(Request)
Only the lines from the one with "Generate a Python" through the one with "ax.patch.set_alpha(0)", inclusive, should be echoed exactly; pictures are left out.

╭──

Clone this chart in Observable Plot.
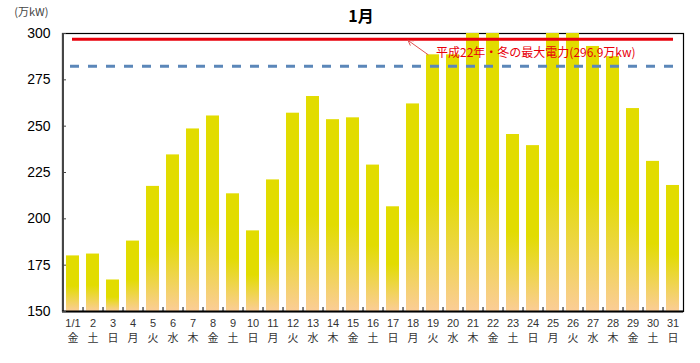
<!DOCTYPE html>
<html>
<head>
<meta charset="utf-8">
<script src="https://cdn.jsdelivr.net/npm/d3@7"></script>
<script src="https://cdn.jsdelivr.net/npm/@observablehq/plot@0.6"></script>
<style>
  html, body { margin: 0; padding: 0; background: #fff; }
  #chart svg { display: block; }
</style>
</head>
<body>
<div id="chart"></div>
<script>
const days = ["1/1","2","3","4","5","6","7","8","9","10","11","12","13","14","15","16","17","18","19","20","21","22","23","24","25","26","27","28","29","30","31"];
const weekdays = ["金","土","日","月","火","水","木","金","土","日","月","火","水","木","金","土","日","月","火","水","木","金","土","日","月","火","水","木","金","土","日"];
const peakPower = [180, 181, 167, 188, 217.5, 234.5, 248.5, 255.5, 213.5, 193.5, 221, 257, 266, 253.5, 254.5, 229, 206.5, 262, 288.5, 288.5, 305, 305, 245.5, 239.5, 305, 305, 293, 287.5, 259.5, 231, 218];
const yTicks = [150, 175, 200, 225, 250, 275, 300];
const recordValue = 296.9;
const supplyLine = 282.3;
const title = "1月";
const unitLabel = "(万kW)";
const annotation = "平成22年・冬の最大電力(296.9万kw)";

const data = days.map((d, i) => ({day: d, wd: weekdays[i], v: peakPower[i]}));

const W = 700, H = 363, mL = 62, mR = 17, mT = 33, mB = 52;
const step = (W - mL - mR) / days.length;
const plotH = H - mT - mB;
const font = "'Liberation Sans', 'Noto Sans CJK JP', sans-serif";

const chart = Plot.plot({
  width: W,
  height: H,
  marginLeft: mL,
  marginRight: mR,
  marginTop: mT,
  marginBottom: mB,
  style: {fontFamily: font, background: "#fff", overflow: "visible"},
  x: {domain: days, paddingInner: 0.35, paddingOuter: 0.175, axis: null},
  y: {domain: [150, 300], clamp: true, axis: null},
  marks: [
    Plot.frame({stroke: "#000", strokeWidth: 1.2}),
    Plot.barY(data, {x: "day", y1: 150, y2: "v", fill: "url(#barGrad)"}),
    Plot.ruleY([supplyLine], {stroke: "#5b87b9", strokeWidth: 3, strokeDasharray: "9,9", insetLeft: 8, insetRight: 8}),
    Plot.ruleY([recordValue], {stroke: "#e8000b", strokeWidth: 3, insetLeft: 10, insetRight: 10}),
    // left & bottom axis lines
    Plot.ruleX([days[0]], {x: d => d, dx: -step / 2, stroke: "#444", strokeWidth: 2}),
    Plot.ruleY([150], {stroke: "#000", strokeWidth: 2}),
    // inner y ticks
    Plot.tickY(yTicks, {y: d => d, stroke: "#444", strokeWidth: 1, insetRight: W - mL - mR - 4}),
    // inner x ticks between bars
    Plot.tickX(days.slice(0, -1), {x: d => d, dx: step / 2, stroke: "#000", strokeWidth: 1, insetTop: plotH - 4}),
    // y labels
    Plot.text(yTicks, {y: d => d, text: d => String(d), frameAnchor: "left", textAnchor: "end", lineAnchor: "middle", dx: -12, fontSize: 14, fill: "#000"}),
    // x labels
    Plot.text(data, {x: "day", text: "day", frameAnchor: "bottom", lineAnchor: "middle", dy: 12, fontSize: 11, fill: "#333"}),
    Plot.text(data, {x: "day", text: "wd", frameAnchor: "bottom", lineAnchor: "middle", dy: 27, fontSize: 11, fill: "#333", fontFamily: "'Noto Sans CJK JP', sans-serif"}),
    // annotation
    Plot.arrow([{x1: days[18], y1: 288.6, x2: days[17], y2: 296.3}], {x1: "x1", y1: "y1", x2: "x2", y2: "y2", dx: -5, stroke: "#e05050", strokeWidth: 1, headLength: 8}),
    Plot.text([annotation], {x: () => days[18], y: () => 289.2, text: d => d, textAnchor: "start", lineAnchor: "middle", dx: 3, fontSize: 12, fill: "#e8000b", fontFamily: "'Noto Sans CJK JP', sans-serif"}),
    // title & unit
    Plot.text([title], {text: d => d, frameAnchor: "top", lineAnchor: "middle", dx: -12, dy: -17, fontSize: 16, fontWeight: "bold", fill: "#000", fontFamily: "'Noto Sans CJK JP', sans-serif"}),
    Plot.text([unitLabel], {text: d => d, frameAnchor: "top-left", textAnchor: "end", lineAnchor: "middle", dx: -14, dy: -21, fontSize: 11, fill: "#444", fontFamily: "'Noto Sans CJK JP', sans-serif"})
  ]
});

// gradient for bars
const ns = "http://www.w3.org/2000/svg";
const defs = document.createElementNS(ns, "defs");
const grad = document.createElementNS(ns, "linearGradient");
grad.setAttribute("id", "barGrad");
grad.setAttribute("x1", "0"); grad.setAttribute("y1", "0");
grad.setAttribute("x2", "0"); grad.setAttribute("y2", "1");
[["0%", "#e2dc00"], ["55%", "#e2dc00"], ["100%", "#fbcd96"]].forEach(([o, c]) => {
  const s = document.createElementNS(ns, "stop");
  s.setAttribute("offset", o); s.setAttribute("stop-color", c);
  grad.appendChild(s);
});
defs.appendChild(grad);
chart.insertBefore(defs, chart.firstChild);

document.getElementById("chart").appendChild(chart);
</script>
</body>
</html>
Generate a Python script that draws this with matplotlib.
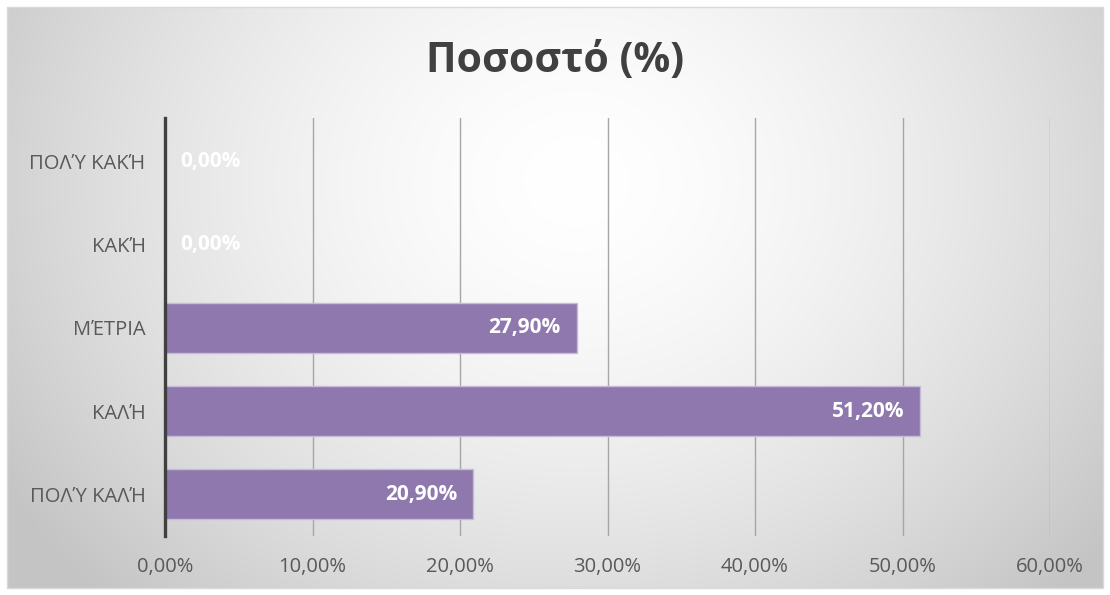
import numpy as np
import matplotlib.pyplot as plt
from matplotlib.patches import Rectangle

plt.rcParams['font.family'] = ['Open Sans', 'DejaVu Sans']

# data (bottom to top)
categories = ['ΠΟΛΎ ΚΑΛΉ', 'ΚΑΛΉ', 'ΜΈΤΡΙΑ', 'ΚΑΚΉ', 'ΠΟΛΎ ΚΑΚΉ']
values = [20.9, 51.2, 27.9, 0.0, 0.0]
x_ticks = [0, 10, 20, 30, 40, 50, 60]

W, H = 1110, 595
fig = plt.figure(figsize=(W / 100, H / 100), dpi=100)
fig.patch.set_facecolor('white')

# radial gradient background for the chart area
bg = fig.add_axes([7 / W, 7 / H, (W - 14) / W, (H - 14) / H])
bg.set_axis_off()
nx, ny = 400, 220
xx, yy = np.meshgrid(np.linspace(0, 1, nx), np.linspace(0, 1, ny))
r = np.sqrt(((xx - 0.52) / 0.62) ** 2 + ((yy - 0.3) / 1.0) ** 2)
r = np.clip(r, 0, 1)
grey = 1.0 - 0.23 * r ** 1.6
bg.imshow(np.dstack([grey, grey, grey]), extent=[0, 1, 1, 0], aspect='auto',
          interpolation='bilinear')
bg.set_xlim(0, 1)
bg.set_ylim(1, 0)
bg.add_patch(Rectangle((0, 0), 1, 1, fill=False, edgecolor='#d9d9d9', lw=1,
                       transform=bg.transAxes, clip_on=False))

ax = fig.add_axes([165 / W, (H - 536) / H, (1050 - 165) / W, (536 - 118) / H])
ax.patch.set_alpha(0)

y = np.arange(len(categories))
ax.barh(y, values, height=0.6, color='#8e78ae', edgecolor='#c8bbd8', lw=1,
        zorder=3)

for yi, v in zip(y, values):
    txt = f'{v:.2f}'.replace('.', ',') + '%'
    if v > 0:
        ax.annotate(txt, (v, yi), xytext=(-11.5, 0), textcoords='offset points',
                    ha='right', va='center', color='white', fontsize=15,
                    fontweight='bold', zorder=4)
    else:
        ax.annotate(txt, (v, yi), xytext=(11, 0), textcoords='offset points',
                    ha='left', va='center', color='white', fontsize=15,
                    fontweight='bold', zorder=4)

ax.set_xlim(0, 60)
ax.set_ylim(-0.5, 4.52)
ax.set_xticks(x_ticks)
ax.set_xticklabels([f'{t:.2f}'.replace('.', ',') + '%' for t in x_ticks])
ax.set_yticks(y)
ax.set_yticklabels(categories)
ax.tick_params(axis='both', length=0, labelsize=14.5, labelcolor='#595959')
ax.tick_params(axis='x', pad=15)
ax.tick_params(axis='y', pad=14)
ax.grid(axis='x', color='#a6a6a6', lw=1, zorder=1)
for s in ['top', 'right', 'bottom']:
    ax.spines[s].set_visible(False)
ax.spines['left'].set_color('#404040')
ax.spines['left'].set_linewidth(2.4)
ax.spines['left'].set_zorder(5)

fig.text(0.5, (H - 61) / H, 'Ποσοστό (%)', ha='center', va='center',
         fontsize=29.5, fontweight='bold', color='#404040')

plt.savefig('out.png', dpi=100)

╰──

(Final result)
Generate a Python script that draws this with matplotlib.
import numpy as np
import matplotlib.pyplot as plt
from matplotlib.patches import Rectangle

plt.rcParams['font.family'] = ['Open Sans', 'DejaVu Sans']

# data (bottom to top)
categories = ['ΠΟΛΎ ΚΑΛΉ', 'ΚΑΛΉ', 'ΜΈΤΡΙΑ', 'ΚΑΚΉ', 'ΠΟΛΎ ΚΑΚΉ']
values = [20.9, 51.2, 27.9, 0.0, 0.0]
x_ticks = [0, 10, 20, 30, 40, 50, 60]

W, H = 1110, 595
fig = plt.figure(figsize=(W / 100, H / 100), dpi=100)
fig.patch.set_facecolor('white')

# radial gradient background for the chart area
bg = fig.add_axes([7 / W, 7 / H, (W - 14) / W, (H - 14) / H])
bg.set_axis_off()
nx, ny = 400, 220
xx, yy = np.meshgrid(np.linspace(0, 1, nx), np.linspace(0, 1, ny))
r = np.sqrt(((xx - 0.52) / 0.62) ** 2 + ((yy - 0.3) / 1.0) ** 2)
r = np.clip(r, 0, 1)
grey = 1.0 - 0.23 * r ** 1.6
bg.imshow(np.dstack([grey, grey, grey]), extent=[0, 1, 1, 0], aspect='auto',
          interpolation='bilinear')
bg.set_xlim(0, 1)
bg.set_ylim(1, 0)
bg.add_patch(Rectangle((0, 0), 1, 1, fill=False, edgecolor='#d9d9d9', lw=1,
                       transform=bg.transAxes, clip_on=False))

ax = fig.add_axes([165 / W, (H - 536) / H, (1050 - 165) / W, (536 - 118) / H])
ax.patch.set_alpha(0)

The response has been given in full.